Panama: Offshore Legal and Tax Regimes
Tax Treatment of Offshore Operations
See Domestic Corporate Taxation for the general principles of Panama corporate taxation, which also apply to offshore entities.
Income tax is levied only on income derived from operations within Panama. A Panama business entity can direct its offshore activities from Panama without becoming liable for tax. The Fiscal Code (Article 694) excludes the following types of income from the tax net:
- the profits of re-invoicing external goods or services;
- the profits of operations that are directed from Panama but carried out externally;
- the distribution of dividends derived from external income, including the above types of income.
Interest on deposits with Panamanian banks is exempt from taxation whatever the source of the cash.

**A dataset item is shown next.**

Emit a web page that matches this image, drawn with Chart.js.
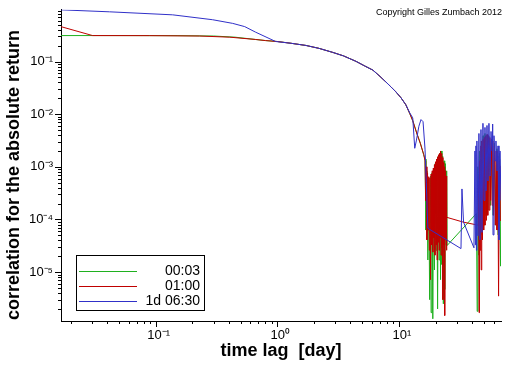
<!DOCTYPE html>
<html><head><meta charset="utf-8">
<script src="https://cdn.jsdelivr.net/npm/chart.js@4/dist/chart.umd.min.js"></script>
<style>html,body{margin:0;padding:0;background:#fff}</style>
</head><body>
<canvas id="c" width="512" height="366"></canvas>
<script>
const seriesNames = ['00:03', '01:00', '1d 06:30'];
const seriesColors = ['#1fb01f', '#c00000', '#3030c8'];
const xTitle = 'time lag  [day]';
const yTitle = 'correlation for the absolute return';
const copyright = 'Copyright Gilles Zumbach 2012';

const xTickValues = [0.1, 1, 10];
const xTickLabels = ['10\u207B\u00B9', '10\u2070', '10\u00B9'];
const yTickValues = [1e-5, 1e-4, 1e-3, 1e-2, 1e-1];
const yTickLabels = ['10\u207B\u2075', '10\u207B\u2074', '10\u207B\u00B3', '10\u207B\u00B2', '10\u207B\u00B9'];
const xDecades = [0.01, 0.1, 1, 10];
const yDecades = [1e-6, 1e-5, 1e-4, 1e-3, 1e-2, 1e-1];

const greenLag = [0.0167, 0.05, 0.15, 0.3, 0.45, 0.665, 0.8, 1.0, 1.3, 1.72, 2.2, 2.86, 3.5, 4.43, 5.2, 6.11, 7.0, 7.82, 8.6, 9.44, 10.4, 11.4, 12.3, 13.0, 14.1, 15.0, 16.0,
  16.4, 16.7, 17.0, 17.3, 17.6, 17.9, 18.2, 18.4, 18.7, 19.0, 19.3, 19.6, 19.9, 20.2, 20.5, 20.8, 21.1, 21.4, 21.7, 22.0, 22.3, 22.6, 22.9, 23.2, 23.5, 23.8, 24.1, 24.4, 24.7, 24.9,
  43.4, 44.0, 44.6, 45.3, 46.0, 46.8, 47.6, 48.4, 49.2, 50.0, 51.0, 52.0, 53.0, 54.0, 55.0, 56.5, 58.0, 59.5, 61.0, 62.5, 64.0, 65.5, 67.0, 68.5, 69.5];
const greenCorr = [0.311, 0.311, 0.31, 0.305, 0.29, 0.262, 0.25, 0.24, 0.222, 0.202, 0.178, 0.149, 0.128, 0.101, 0.083, 0.0687, 0.052, 0.0409, 0.033, 0.0266, 0.0205, 0.0151, 0.0102, 0.0075, 0.0042, 0.0028, 0.0017,
  1.4e-3, 6.3e-5, 8.4e-4, 1.7e-5, 6e-4, 3.0e-6, 6.7e-4, 1.7e-6, 7.7e-4, 1.3e-6, 9e-4, 1.1e-5, 1.15e-3, 2.6e-5, 1.4e-3, 2.0e-6, 1.6e-3, 1.7e-5, 1.8e-3, 7.2e-6, 2.0e-3, 1.4e-5, 1.6e-3, 2.5e-6, 1.3e-3, 4.7e-6, 1.15e-3, 3.3e-5, 8.4e-4, 3.2e-5,
  1.3e-4, 1.8e-6, 1.0e-3, 2.1e-5, 2.0e-3, 4.1e-5, 3.1e-3, 5.1e-5, 3.9e-3, 7.8e-5, 4.3e-3, 1.2e-4, 4.1e-3, 1.5e-4, 3.8e-3, 1.85e-4, 3.3e-3, 1.2e-4, 2.8e-3, 7.8e-5, 2.2e-3, 5.1e-5, 1.8e-3, 1.3e-5, 1.4e-3];

const redLag = [0.0167, 0.0303, 0.0893, 0.23, 0.407, 0.665, 0.8, 1.0, 1.3, 1.72, 2.2, 2.86, 3.5, 4.43, 5.2, 6.11, 7.0, 7.82, 8.6, 9.44, 10.4, 11.4, 12.3, 13.0, 14.1, 15.0, 16.0,
  16.4, 16.6, 16.8, 17.0, 17.2, 17.4, 17.6, 17.8, 18.0, 18.2, 18.4, 18.6, 18.8, 19.0, 19.2, 19.4, 19.6, 19.8, 20.0, 20.2, 20.4, 20.6, 20.8, 21.0, 21.2, 21.4, 21.6, 21.8, 22.0, 22.2, 22.4, 22.6, 22.8, 23.0, 23.2, 23.4, 23.6, 23.8, 24.0, 24.2, 24.4, 24.6, 24.8,
  33.9, 44.8,
  45.2, 45.6, 46.0, 46.5, 47.0, 47.5, 48.0, 48.6, 49.2, 49.8, 50.4, 51.0, 51.7, 52.4, 53.1, 53.8, 54.5, 55.2, 56.0, 56.8, 57.6, 58.4, 59.2, 60.0, 61.0, 62.0, 63.0, 64.0, 65.0, 66.0, 67.0, 68.0, 69.0];
const redCorr = [0.459, 0.311, 0.31, 0.305, 0.29, 0.262, 0.25, 0.24, 0.222, 0.202, 0.178, 0.149, 0.128, 0.101, 0.083, 0.0687, 0.052, 0.0409, 0.033, 0.0266, 0.0205, 0.0151, 0.0102, 0.0075, 0.0042, 0.0028, 0.0017,
  1.3e-3, 2.3e-4, 1.0e-3, 4.1e-5, 7.7e-4, 6.3e-5, 6.5e-4, 2.6e-5, 6.2e-4, 7.2e-6, 7.3e-4, 3.3e-5, 8.4e-4, 2.4e-5, 9.5e-4, 4.5e-5, 1.1e-3, 2.1e-5, 1.25e-3, 3.3e-5, 1.4e-3, 1.7e-5, 1.55e-3, 3.7e-5, 1.7e-3, 2.6e-5, 1.8e-3, 4.5e-5, 2.0e-3, 2.1e-5, 1.8e-3, 2.9e-5, 1.5e-3, 3.0e-6, 1.2e-3, 3.3e-5, 1.0e-3, 1.5e-6, 8.4e-4, 4.1e-5, 6.7e-4, 2.6e-5, 1.1e-4,
  8.9e-5, 7.8e-5,
  5.4e-4, 1.7e-6, 1.3e-3, 2.6e-5, 2.5e-3, 1.1e-5, 3.1e-3, 4.1e-5, 3.3e-3, 6.3e-5, 3.6e-3, 7.8e-5, 3.9e-3, 9.6e-5, 4.1e-3, 1.2e-4, 3.9e-3, 1.5e-4, 3.6e-3, 2.3e-4, 3.3e-3, 1.85e-4, 3.1e-3, 1.2e-4, 2.5e-3, 7.8e-5, 2.0e-3, 6.3e-5, 1.6e-3, 3.5e-6, 1.3e-3, 9.6e-5, 1.04e-3];

const blueLag = [0.0167, 0.0418, 0.138, 0.294, 0.43, 0.54, 0.665, 0.97, 1.3, 1.72, 2.2, 2.86, 3.5, 4.43, 5.2, 6.11, 7.0, 7.82, 8.6, 9.44, 10.4, 11.4, 12.3, 13.0, 13.5, 13.9, 14.6, 15.2, 15.8, 16.4, 16.8, 17.3,
  32.4, 33.0, 34.0,
  41.4, 42.2, 42.6, 43.0, 43.4, 43.8, 44.7, 45.5, 46.4, 47.3, 48.2, 49.1, 50.1, 51.0, 52.0, 53.0, 54.0, 55.0, 56.1, 57.2, 58.3, 59.0, 59.4, 60.5, 61.7, 62.8, 64.1, 65.3, 66.5, 67.8, 69.1, 70.5];
const blueCorr = [0.958, 0.879, 0.77, 0.622, 0.53, 0.46, 0.36, 0.24, 0.222, 0.202, 0.178, 0.149, 0.128, 0.101, 0.083, 0.0687, 0.052, 0.0409, 0.033, 0.0266, 0.0205, 0.0151, 0.0105, 0.0085, 0.00225, 0.0031, 0.0059, 0.0079, 0.0072, 0.00217, 5e-4, 6.8e-5,
  2.8e-5, 3.8e-4, 8.9e-5,
  2.9e-5, 2.0e-3, 3.3e-5, 2.5e-3, 2.6e-5, 3.1e-3, 4.9e-5, 4.3e-3, 4.1e-5, 5.1e-3, 5.7e-5, 6.7e-3, 2.3e-4, 5.6e-3, 3.5e-4, 6.1e-3, 5.4e-4, 6.7e-3, 6.7e-4, 4.7e-3, 2.0e-3, 6.5e-3, 5.1e-5, 3.9e-3, 1.3e-3, 3.1e-3, 8.4e-4, 2.5e-3, 4.1e-5, 2.0e-3, 2.3e-4, 1.5e-3];

const X_MIN = 1 / 60, X_MAX = 69.1, Y_MIN = 1.18e-6, Y_MAX = 0.96;

const toPts = (lag, corr) => lag.map((x, i) => ({ x, y: corr[i] }));
const isDecade = v => Math.abs(Math.log10(v) - Math.round(Math.log10(v))) < 1e-6;
function makeTicks(decades, min, max) {
  const out = [];
  decades.forEach(d => { for (let m = 1; m <= 9; m++) { const v = d * m; if (v >= min * 0.9999 && v <= max * 1.0001) out.push({ value: v }); } });
  return out;
}
function labelFor(v, vals, labels) {
  for (let i = 0; i < vals.length; i++) if (Math.abs(v / vals[i] - 1) < 1e-6) return labels[i];
  return '';
}

const ds = (lag, corr, idx) => ({
  label: seriesNames[idx], data: toPts(lag, corr), showLine: true, borderColor: seriesColors[idx],
  backgroundColor: seriesColors[idx], borderWidth: 1, pointRadius: 0, tension: 0, fill: false
});

const decor = {
  id: 'decor',
  afterDraw(chart) {
    const ctx = chart.ctx, a = chart.chartArea, xs = chart.scales.x, ys = chart.scales.y;
    ctx.save();
    ctx.strokeStyle = '#000'; ctx.lineWidth = 1;
    ctx.beginPath();
    xs.ticks.forEach(t => {
      const p = Math.round(xs.getPixelForValue(t.value)) + 0.5;
      const len = isDecade(t.value) ? 6 : 3;
      ctx.moveTo(p, a.bottom); ctx.lineTo(p, a.bottom + len);
    });
    ys.ticks.forEach(t => {
      const p = Math.round(ys.getPixelForValue(t.value)) + 0.5;
      const len = isDecade(t.value) ? 6 : 3;
      ctx.moveTo(a.left, p); ctx.lineTo(a.left - len, p);
    });
    ctx.stroke();
    ctx.fillStyle = '#000';
    ctx.font = 'bold 18px "Liberation Sans"';
    ctx.textAlign = 'center'; ctx.textBaseline = 'alphabetic';
    ctx.fillText(xTitle, (a.left + a.right) / 2, 356);
    ctx.save(); ctx.translate(19, 175); ctx.rotate(-Math.PI / 2); ctx.fillText(yTitle, 0, 0); ctx.restore();
    ctx.font = '9px "Liberation Sans"'; ctx.textAlign = 'right';
    ctx.fillText(copyright, 502, 15);
    // legend
    const lx = a.left + 15, ly = 255, lw = 128, lh = 55;
    ctx.fillStyle = '#fff'; ctx.fillRect(lx, ly, lw, lh);
    ctx.strokeStyle = '#000'; ctx.strokeRect(lx + 0.5, ly + 0.5, lw, lh);
    ctx.font = '14px "Liberation Sans"'; ctx.textAlign = 'right'; ctx.textBaseline = 'middle';
    seriesNames.forEach((n, i) => {
      const yy = ly + 16 + i * 15 + 0.5;
      ctx.strokeStyle = seriesColors[i]; ctx.beginPath(); ctx.moveTo(lx + 3, yy); ctx.lineTo(lx + 61, yy); ctx.stroke();
      ctx.fillStyle = '#000'; ctx.fillText(n, lx + 124, yy);
    });
    ctx.restore();
  }
};

new Chart(document.getElementById('c'), {
  type: 'scatter',
  data: { datasets: [ds(blueLag, blueCorr, 2), ds(redLag, redCorr, 1), ds(greenLag, greenCorr, 0)] },
  options: {
    responsive: false, animation: false, devicePixelRatio: 1,
    layout: { padding: { top: 7, right: 11, left: 0, bottom: 0 } },
    plugins: { legend: { display: false }, tooltip: { enabled: false } },
    scales: {
      x: {
        type: 'logarithmic', min: X_MIN, max: X_MAX,
        afterFit: s => { s.height = 45; },
        afterBuildTicks: s => { s.ticks = makeTicks(xDecades, X_MIN, X_MAX); },
        grid: { display: true, drawOnChartArea: false, drawTicks: true, tickLength: 6, color: 'rgba(0,0,0,0)', tickColor: 'rgba(0,0,0,0)' },
        border: { display: true, color: '#000', width: 1 },
        ticks: { autoSkip: false, maxRotation: 0, minRotation: 0, padding: 1, labelOffset: 3, color: '#000',
          font: { family: 'Liberation Sans', size: 13 }, callback: v => labelFor(v, xTickValues, xTickLabels) }
      },
      y: {
        type: 'logarithmic', min: Y_MIN, max: Y_MAX,
        afterFit: s => { s.width = 61; },
        afterBuildTicks: s => { s.ticks = makeTicks(yDecades, Y_MIN, Y_MAX); },
        grid: { display: true, drawOnChartArea: false, drawTicks: true, tickLength: 6, color: 'rgba(0,0,0,0)', tickColor: 'rgba(0,0,0,0)' },
        border: { display: true, color: '#000', width: 1 },
        ticks: { autoSkip: false, padding: 2, color: '#000',
          font: { family: 'Liberation Sans', size: 13 }, callback: v => labelFor(v, yTickValues, yTickLabels) }
      }
    }
  },
  plugins: [decor]
});
</script>
</body></html>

An entity with both external and Panamanian business activities is taxed only on the Panama-derived income, and is subject to withholding tax only on that income (see Domestic Corporate Taxation).
Panama business entities with only external operations are exempt from the Dividends (Withholding) Tax, the Undistributed Profits Tax, the Business Tax, and from Stamp Duty on contracts executed in Panama to be performed elsewhere.
Companies in the Colon Free Zone, or in Export Processing Zones, are treated in the same way as companies with external operations, as described above. However, a fiscal package introduced in 2005 aimed at reducing Panama's indebtedness included a 1% turnover tax to apply to all operations in the Free Zone, and a 1.4% turnover tax which may apply to some other types of companies.